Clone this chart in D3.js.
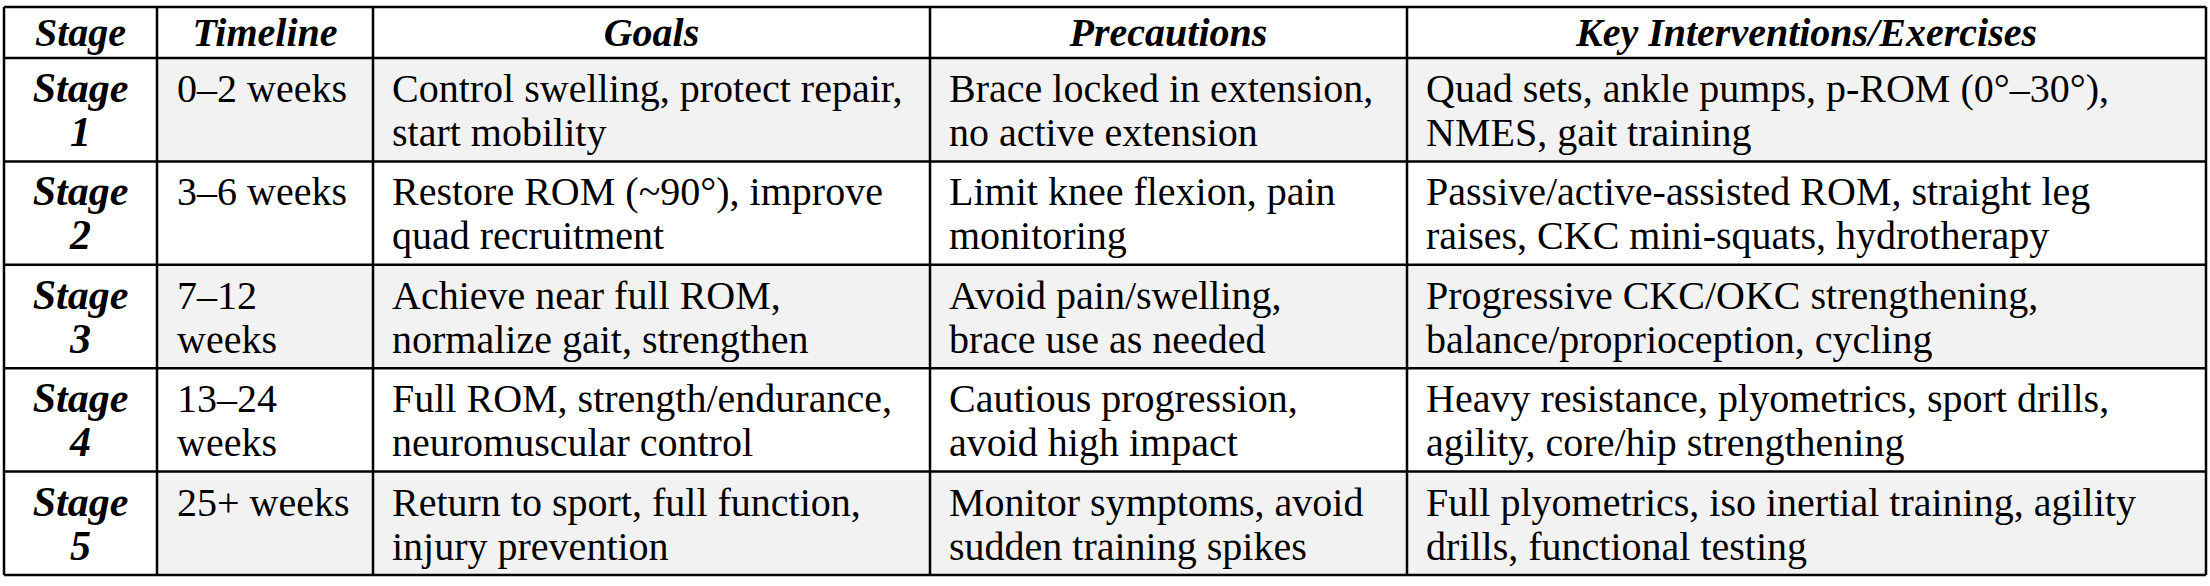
<!DOCTYPE html>
<html>
<head>
<meta charset="utf-8">
<script src="https://cdn.jsdelivr.net/npm/d3@7"></script>
<style>
  body { margin: 0; background: #fff; }
</style>
</head>
<body>
<div id="table"></div>
<script>
// table content
var headers = ["Stage", "Timeline", "Goals", "Precautions", "Key Interventions/Exercises"];
var stages = [["Stage", "1"], ["Stage", "2"], ["Stage", "3"], ["Stage", "4"], ["Stage", "5"]];
var timelines = [["0–2 weeks"], ["3–6 weeks"], ["7–12", "weeks"], ["13–24", "weeks"], ["25+ weeks"]];
var goals = [
  ["Control swelling, protect repair,", "start mobility"],
  ["Restore ROM (~90°), improve", "quad recruitment"],
  ["Achieve near full ROM,", "normalize gait, strengthen"],
  ["Full ROM, strength/endurance,", "neuromuscular control"],
  ["Return to sport, full function,", "injury prevention"]
];
var precautions = [
  ["Brace locked in extension,", "no active extension"],
  ["Limit knee flexion, pain", "monitoring"],
  ["Avoid pain/swelling,", "brace use as needed"],
  ["Cautious progression,", "avoid high impact"],
  ["Monitor symptoms, avoid", "sudden training spikes"]
];
var interventions = [
  ["Quad sets, ankle pumps, p-ROM (0°–30°),", "NMES, gait training"],
  ["Passive/active-assisted ROM, straight leg", "raises, CKC mini-squats, hydrotherapy"],
  ["Progressive CKC/OKC strengthening,", "balance/proprioception, cycling"],
  ["Heavy resistance, plyometrics, sport drills,", "agility, core/hip strengthening"],
  ["Full plyometrics, iso inertial training, agility", "drills, functional testing"]
];

var FONT = "'Liberation Serif', 'Times New Roman', Times, 'DejaVu Serif', serif";
var width = 2210, height = 586;
var colEdges = [4, 157, 373, 930, 1407, 2206];
var headerTop = 7, headerBottom = 58, tableBottom = 575;

var svg = d3.select("#table").append("svg")
  .attr("width", width).attr("height", height);

var y = d3.scaleBand().domain(d3.range(stages.length))
  .range([headerBottom, tableBottom]);

var columns = [stages, timelines, goals, precautions, interventions];

// row backgrounds (odd rows shaded, except stage column)
svg.selectAll("rect.bg").data(d3.range(stages.length).filter(function (i) { return i % 2 == 0; }))
  .enter().append("rect")
  .attr("x", colEdges[1]).attr("width", colEdges[5] - colEdges[1])
  .attr("y", function (i) { return y(i); }).attr("height", y.bandwidth())
  .attr("fill", "#f2f2f2");

// header text
svg.selectAll("text.head").data(headers).enter().append("text")
  .attr("x", function (d, i) { return (colEdges[i] + colEdges[i + 1]) / 2; })
  .attr("y", headerTop + 39)
  .attr("text-anchor", "middle")
  .attr("font-family", FONT)
  .style("font-size", "40px").style("font-weight", "bold").style("font-style", "italic")
  .text(function (d) { return d; });

// body cells
columns.forEach(function (col, c) {
  col.forEach(function (lines, r) {
    var t = svg.append("text")
      .attr("font-family", FONT)
      .style("font-size", c == 0 ? "42px" : "40px")
      .style("font-weight", c == 0 ? "bold" : "normal")
      .style("font-style", c == 0 ? "italic" : "normal")
      .attr("text-anchor", c == 0 ? "middle" : "start");
    lines.forEach(function (line, k) {
      t.append("tspan")
        .attr("x", c == 0 ? (colEdges[0] + colEdges[1]) / 2 : colEdges[c] + (c == 1 ? 20 : 19))
        .attr("y", y(r) + 44 + k * 44)
        .text(line);
    });
  });
});

// grid lines
var g = svg.append("g").attr("stroke", "#000").attr("stroke-width", 2.5);
var hLines = [headerTop, headerBottom].concat(d3.range(1, stages.length).map(function (i) { return y(i); }), [tableBottom]);
g.selectAll("line.h").data(hLines).enter().append("line")
  .attr("x1", colEdges[0]).attr("x2", colEdges[5])
  .attr("y1", function (d) { return d; }).attr("y2", function (d) { return d; });
g.selectAll("line.v").data(colEdges).enter().append("line")
  .attr("x1", function (d) { return d; }).attr("x2", function (d) { return d; })
  .attr("y1", headerTop).attr("y2", tableBottom);
</script>
</body>
</html>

◇ ◇ ◇

=== Work instructions ===
Exactly reproduce the run of lines from the start of the listing through the line with "goals, precautions, interventions];", inclusive; pictures are not copied.

=== Result for this task ===
Clone this chart in D3.js.
<!DOCTYPE html>
<html>
<head>
<meta charset="utf-8">
<script src="https://cdn.jsdelivr.net/npm/d3@7"></script>
<style>
  body { margin: 0; background: #fff; }
</style>
</head>
<body>
<div id="table"></div>
<script>
// table content
var headers = ["Stage", "Timeline", "Goals", "Precautions", "Key Interventions/Exercises"];
var stages = [["Stage", "1"], ["Stage", "2"], ["Stage", "3"], ["Stage", "4"], ["Stage", "5"]];
var timelines = [["0–2 weeks"], ["3–6 weeks"], ["7–12", "weeks"], ["13–24", "weeks"], ["25+ weeks"]];
var goals = [
  ["Control swelling, protect repair,", "start mobility"],
  ["Restore ROM (~90°), improve", "quad recruitment"],
  ["Achieve near full ROM,", "normalize gait, strengthen"],
  ["Full ROM, strength/endurance,", "neuromuscular control"],
  ["Return to sport, full function,", "injury prevention"]
];
var precautions = [
  ["Brace locked in extension,", "no active extension"],
  ["Limit knee flexion, pain", "monitoring"],
  ["Avoid pain/swelling,", "brace use as needed"],
  ["Cautious progression,", "avoid high impact"],
  ["Monitor symptoms, avoid", "sudden training spikes"]
];
var interventions = [
  ["Quad sets, ankle pumps, p-ROM (0°–30°),", "NMES, gait training"],
  ["Passive/active-assisted ROM, straight leg", "raises, CKC mini-squats, hydrotherapy"],
  ["Progressive CKC/OKC strengthening,", "balance/proprioception, cycling"],
  ["Heavy resistance, plyometrics, sport drills,", "agility, core/hip strengthening"],
  ["Full plyometrics, iso inertial training, agility", "drills, functional testing"]
];

var FONT = "'Liberation Serif', 'Times New Roman', Times, 'DejaVu Serif', serif";
var width = 2210, height = 586;
var colEdges = [4, 157, 373, 930, 1407, 2206];
var headerTop = 7, headerBottom = 58, tableBottom = 575;

var svg = d3.select("#table").append("svg")
  .attr("width", width).attr("height", height);

var y = d3.scaleBand().domain(d3.range(stages.length))
  .range([headerBottom, tableBottom]);

var columns = [stages, timelines, goals, precautions, interventions];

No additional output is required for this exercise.